*Data rows:*

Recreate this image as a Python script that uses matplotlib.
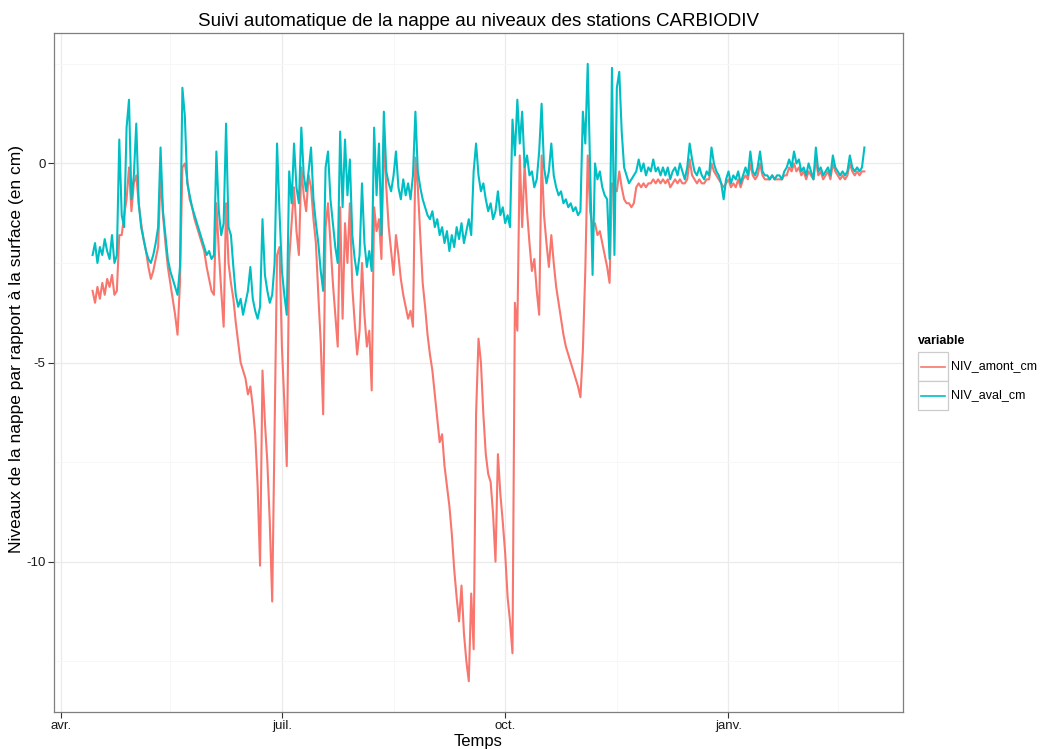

* * *

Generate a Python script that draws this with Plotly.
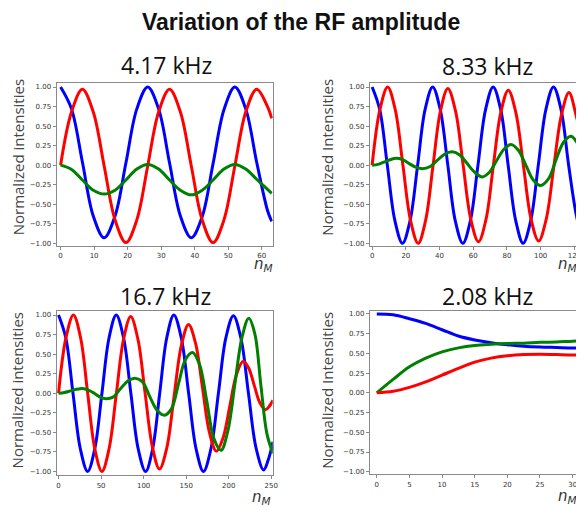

---

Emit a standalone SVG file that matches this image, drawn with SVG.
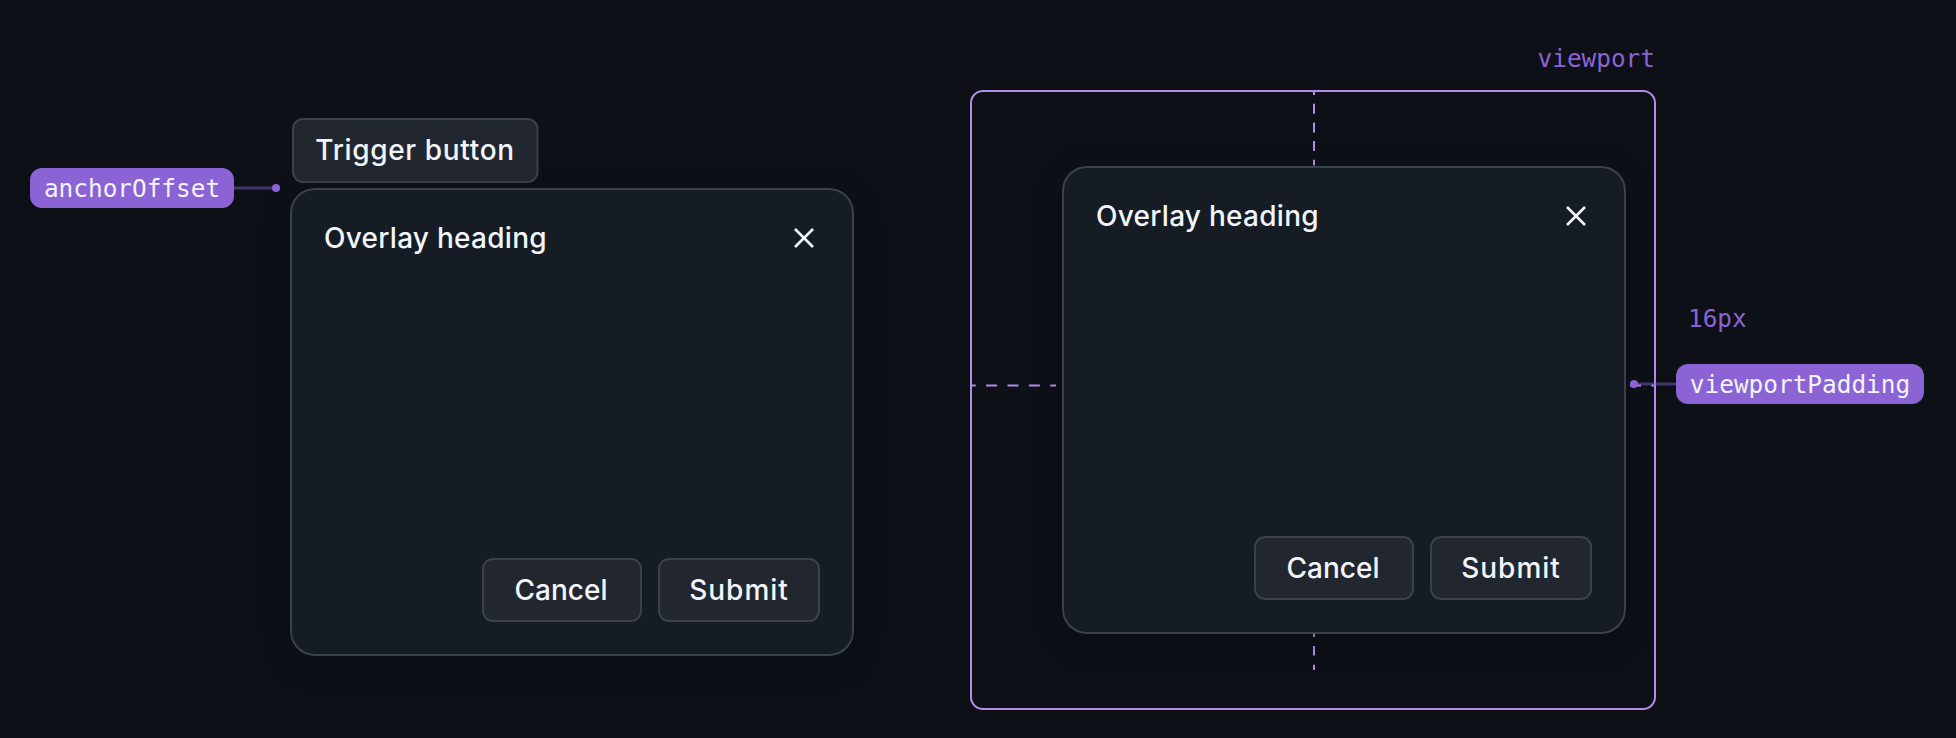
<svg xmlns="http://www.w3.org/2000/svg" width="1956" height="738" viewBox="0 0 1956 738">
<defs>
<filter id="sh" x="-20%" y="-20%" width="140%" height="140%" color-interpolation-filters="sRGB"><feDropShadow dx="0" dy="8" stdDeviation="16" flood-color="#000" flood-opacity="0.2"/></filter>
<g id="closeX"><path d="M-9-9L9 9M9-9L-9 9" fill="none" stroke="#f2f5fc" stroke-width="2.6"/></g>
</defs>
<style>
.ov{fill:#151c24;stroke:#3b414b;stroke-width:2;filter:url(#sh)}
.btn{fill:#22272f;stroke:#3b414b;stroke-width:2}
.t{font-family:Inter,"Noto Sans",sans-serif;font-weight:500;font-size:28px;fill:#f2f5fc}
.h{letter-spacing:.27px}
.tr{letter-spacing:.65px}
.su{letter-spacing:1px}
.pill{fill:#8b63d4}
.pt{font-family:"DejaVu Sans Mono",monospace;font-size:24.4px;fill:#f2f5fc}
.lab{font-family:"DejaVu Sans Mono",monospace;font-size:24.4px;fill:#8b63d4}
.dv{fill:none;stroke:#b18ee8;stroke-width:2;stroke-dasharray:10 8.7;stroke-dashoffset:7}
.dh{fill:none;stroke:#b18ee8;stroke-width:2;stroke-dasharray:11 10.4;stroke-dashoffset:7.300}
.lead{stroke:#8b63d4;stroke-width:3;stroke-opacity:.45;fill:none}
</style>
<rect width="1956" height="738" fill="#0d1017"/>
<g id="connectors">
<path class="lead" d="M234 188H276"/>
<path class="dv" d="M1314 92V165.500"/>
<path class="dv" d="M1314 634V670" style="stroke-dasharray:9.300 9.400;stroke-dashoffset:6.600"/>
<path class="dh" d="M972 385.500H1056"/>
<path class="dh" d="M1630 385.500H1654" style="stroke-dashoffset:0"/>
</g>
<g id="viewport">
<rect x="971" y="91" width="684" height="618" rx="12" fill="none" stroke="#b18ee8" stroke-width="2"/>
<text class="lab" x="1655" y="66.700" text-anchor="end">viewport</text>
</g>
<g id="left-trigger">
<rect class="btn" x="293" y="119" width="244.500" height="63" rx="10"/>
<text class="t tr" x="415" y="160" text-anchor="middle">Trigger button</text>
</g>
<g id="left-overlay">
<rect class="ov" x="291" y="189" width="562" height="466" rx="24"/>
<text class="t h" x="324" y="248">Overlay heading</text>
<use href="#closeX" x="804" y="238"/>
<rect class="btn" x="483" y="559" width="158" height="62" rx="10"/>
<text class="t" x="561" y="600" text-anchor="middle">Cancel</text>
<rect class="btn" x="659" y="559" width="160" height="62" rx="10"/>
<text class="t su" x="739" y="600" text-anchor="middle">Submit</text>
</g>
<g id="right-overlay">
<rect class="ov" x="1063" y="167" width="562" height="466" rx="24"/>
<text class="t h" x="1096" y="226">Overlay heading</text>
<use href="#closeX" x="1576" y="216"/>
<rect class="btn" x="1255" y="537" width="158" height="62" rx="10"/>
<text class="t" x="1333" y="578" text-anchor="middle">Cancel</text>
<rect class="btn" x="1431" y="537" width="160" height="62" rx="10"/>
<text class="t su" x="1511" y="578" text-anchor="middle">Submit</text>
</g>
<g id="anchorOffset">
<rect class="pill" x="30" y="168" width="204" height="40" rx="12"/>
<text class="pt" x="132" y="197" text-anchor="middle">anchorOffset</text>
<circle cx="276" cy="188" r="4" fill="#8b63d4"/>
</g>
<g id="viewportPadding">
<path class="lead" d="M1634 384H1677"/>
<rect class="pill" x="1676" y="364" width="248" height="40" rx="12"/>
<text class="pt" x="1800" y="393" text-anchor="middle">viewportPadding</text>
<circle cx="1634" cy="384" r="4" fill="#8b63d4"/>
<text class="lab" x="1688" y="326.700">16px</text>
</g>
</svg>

*Goal:*
List all lines where "image" occurs.

*Response below:*
Recreate this image as a Python script that uses matplotlib.
Emit a standalone SVG file that matches this image, drawn with SVG.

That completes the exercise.